## SET TASK
Output every line of the material exactly, omitting images.

## SUPPLIED MATERIAL
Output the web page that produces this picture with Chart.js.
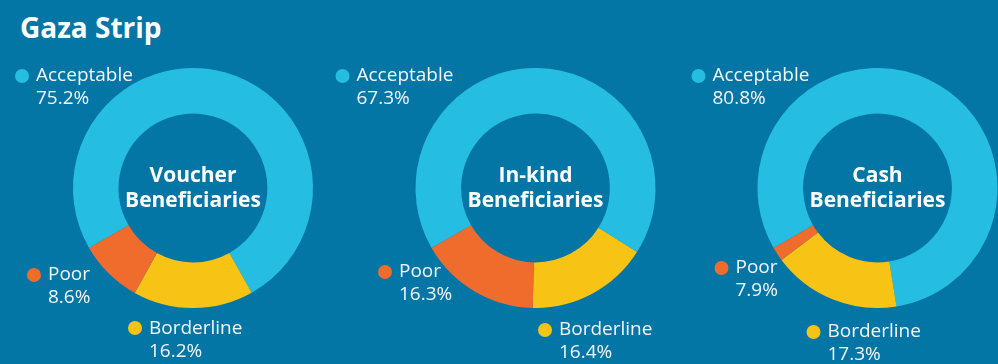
<!DOCTYPE html>
<html>
<head>
<meta charset="utf-8">
<script src="https://cdn.jsdelivr.net/npm/chart.js@4"></script>
<style>
  html, body { margin: 0; padding: 0; background: #0376a6; }
  #wrap { position: relative; width: 998px; height: 364px; background: #0376a6; overflow: hidden; }
  #wrap canvas { position: absolute; left: 0; top: 0; }
  #title {
    position: absolute; left: 20px; top: 10px; margin: 0;
    font: 700 28px 'Open Sans', sans-serif; color: #fff; line-height: 34px;
  }
</style>
</head>
<body>
<div id="wrap">
  <h1 id="title">Gaza Strip</h1>
  <canvas id="c0"></canvas>
  <canvas id="c1"></canvas>
  <canvas id="c2"></canvas>
</div>
<script>
// data
const categories = ['Acceptable', 'Borderline', 'Poor'];
const groupNames = ['Voucher', 'In-kind', 'Cash'];
const voucherValues = [75.2, 16.2, 8.6];
const inKindValues = [67.3, 16.4, 16.3];
const cashValues = [80.8, 17.3, 1.9]; // poor slice as drawn in the source
const voucherLabels = ['75.2%', '16.2%', '8.6%'];
const inKindLabels = ['67.3%', '16.4%', '16.3%'];
const cashLabels = ['80.8%', '17.3%', '7.9%'];

const colors = ['#26bde3', '#f7c416', '#f06c2d'];
const W = 998, H = 364;

// per chart: donut centre x, and label anchor offsets (dot x, dot y, first baseline) from centre
const layouts = [
  { cx: 193, anchors: [[-171, -112, -107], [-58, 140, 146], [-159, 87, 92]] },
  { cx: 535.5, anchors: [[-193, -112, -107], [9.5, 142, 147], [-150.5, 84, 89]] },
  { cx: 877.5, anchors: [[-179, -112, -107], [-64, 144, 149], [-156, 80, 85]] }
];
const valueSets = [voucherValues, inKindValues, cashValues];
const labelSets = [voucherLabels, inKindLabels, cashLabels];

const labelPlugin = {
  id: 'donutText',
  afterDraw(chart, args, opts) {
    const ctx = chart.ctx;
    const arc = chart.getDatasetMeta(0).data[0];
    const cx = arc.x, cy = arc.y;
    ctx.save();
    ctx.fillStyle = '#ffffff';
    ctx.textAlign = 'center';
    ctx.textBaseline = 'alphabetic';
    ctx.font = "700 21px 'Open Sans', sans-serif";
    ctx.fillText(opts.name, cx, cy - 6);
    ctx.fillText('Beneficiaries', cx, cy + 19);

    ctx.textAlign = 'left';
    ctx.font = "500 19px 'Open Sans', sans-serif";
    chart.data.labels.forEach((lab, i) => {
      const a = opts.anchors[i];
      ctx.fillStyle = colors[i];
      ctx.beginPath();
      ctx.arc(cx + a[0], cy + a[1], 7, 0, Math.PI * 2);
      ctx.fill();
      ctx.fillStyle = '#f4f7f9';
      ctx.fillText(lab, cx + a[0] + 14, cy + a[2]);
      ctx.fillText(opts.pct[i], cx + a[0] + 14, cy + a[2] + 23);
    });
    ctx.restore();
  }
};

layouts.forEach((lay, k) => {
  const cv = document.getElementById('c' + k);
  cv.width = W; cv.height = H;
  cv.style.width = W + 'px'; cv.style.height = H + 'px';
  new Chart(cv, {
    type: 'doughnut',
    data: {
      labels: categories,
      datasets: [{
        data: valueSets[k],
        backgroundColor: colors,
        borderWidth: 0,
        hoverOffset: 0
      }]
    },
    options: {
      responsive: false,
      animation: false,
      events: [],
      rotation: 240,
      cutout: '62%',
      layout: {
        padding: { left: lay.cx - 120, right: W - (lay.cx + 120), top: 68, bottom: H - 308 }
      },
      plugins: {
        legend: { display: false },
        tooltip: { enabled: false },
        donutText: { name: groupNames[k], anchors: lay.anchors, pct: labelSets[k] }
      }
    },
    plugins: [labelPlugin]
  });
});
</script>
</body>
</html>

## FINAL RESULT
Output the web page that produces this picture with Chart.js.
<!DOCTYPE html>
<html>
<head>
<meta charset="utf-8">
<script src="https://cdn.jsdelivr.net/npm/chart.js@4"></script>
<style>
  html, body { margin: 0; padding: 0; background: #0376a6; }
  #wrap { position: relative; width: 998px; height: 364px; background: #0376a6; overflow: hidden; }
  #wrap canvas { position: absolute; left: 0; top: 0; }
  #title {
    position: absolute; left: 20px; top: 10px; margin: 0;
    font: 700 28px 'Open Sans', sans-serif; color: #fff; line-height: 34px;
  }
</style>
</head>
<body>
<div id="wrap">
  <h1 id="title">Gaza Strip</h1>
  <canvas id="c0"></canvas>
  <canvas id="c1"></canvas>
  <canvas id="c2"></canvas>
</div>
<script>
// data
const categories = ['Acceptable', 'Borderline', 'Poor'];
const groupNames = ['Voucher', 'In-kind', 'Cash'];
const voucherValues = [75.2, 16.2, 8.6];
const inKindValues = [67.3, 16.4, 16.3];
const cashValues = [80.8, 17.3, 1.9]; // poor slice as drawn in the source
const voucherLabels = ['75.2%', '16.2%', '8.6%'];
const inKindLabels = ['67.3%', '16.4%', '16.3%'];
const cashLabels = ['80.8%', '17.3%', '7.9%'];

const colors = ['#26bde3', '#f7c416', '#f06c2d'];
const W = 998, H = 364;

// per chart: donut centre x, and label anchor offsets (dot x, dot y, first baseline) from centre
const layouts = [
  { cx: 193, anchors: [[-171, -112, -107], [-58, 140, 146], [-159, 87, 92]] },
  { cx: 535.5, anchors: [[-193, -112, -107], [9.5, 142, 147], [-150.5, 84, 89]] },
  { cx: 877.5, anchors: [[-179, -112, -107], [-64, 144, 149], [-156, 80, 85]] }
];
const valueSets = [voucherValues, inKindValues, cashValues];
const labelSets = [voucherLabels, inKindLabels, cashLabels];

const labelPlugin = {
  id: 'donutText',
  afterDraw(chart, args, opts) {
    const ctx = chart.ctx;
    const arc = chart.getDatasetMeta(0).data[0];
    const cx = arc.x, cy = arc.y;
    ctx.save();
    ctx.fillStyle = '#ffffff';
    ctx.textAlign = 'center';
    ctx.textBaseline = 'alphabetic';
    ctx.font = "700 21px 'Open Sans', sans-serif";
    ctx.fillText(opts.name, cx, cy - 6);
    ctx.fillText('Beneficiaries', cx, cy + 19);

    ctx.textAlign = 'left';
    ctx.font = "500 19px 'Open Sans', sans-serif";
    chart.data.labels.forEach((lab, i) => {
      const a = opts.anchors[i];
      ctx.fillStyle = colors[i];
      ctx.beginPath();
      ctx.arc(cx + a[0], cy + a[1], 7, 0, Math.PI * 2);
      ctx.fill();
      ctx.fillStyle = '#f4f7f9';
      ctx.fillText(lab, cx + a[0] + 14, cy + a[2]);
      ctx.fillText(opts.pct[i], cx + a[0] + 14, cy + a[2] + 23);
    });
    ctx.restore();
  }
};

layouts.forEach((lay, k) => {
  const cv = document.getElementById('c' + k);
  cv.width = W; cv.height = H;
  cv.style.width = W + 'px'; cv.style.height = H + 'px';
  new Chart(cv, {
    type: 'doughnut',
    data: {
      labels: categories,
      datasets: [{
        data: valueSets[k],
        backgroundColor: colors,
        borderWidth: 0,
        hoverOffset: 0
      }]
    },
    options: {
      responsive: false,
      animation: false,
      events: [],
      rotation: 240,
      cutout: '62%',
      layout: {
        padding: { left: lay.cx - 120, right: W - (lay.cx + 120), top: 68, bottom: H - 308 }
      },
      plugins: {
        legend: { display: false },
        tooltip: { enabled: false },
        donutText: { name: groupNames[k], anchors: lay.anchors, pct: labelSets[k] }
      }
    },
    plugins: [labelPlugin]
  });
});
</script>
</body>
</html>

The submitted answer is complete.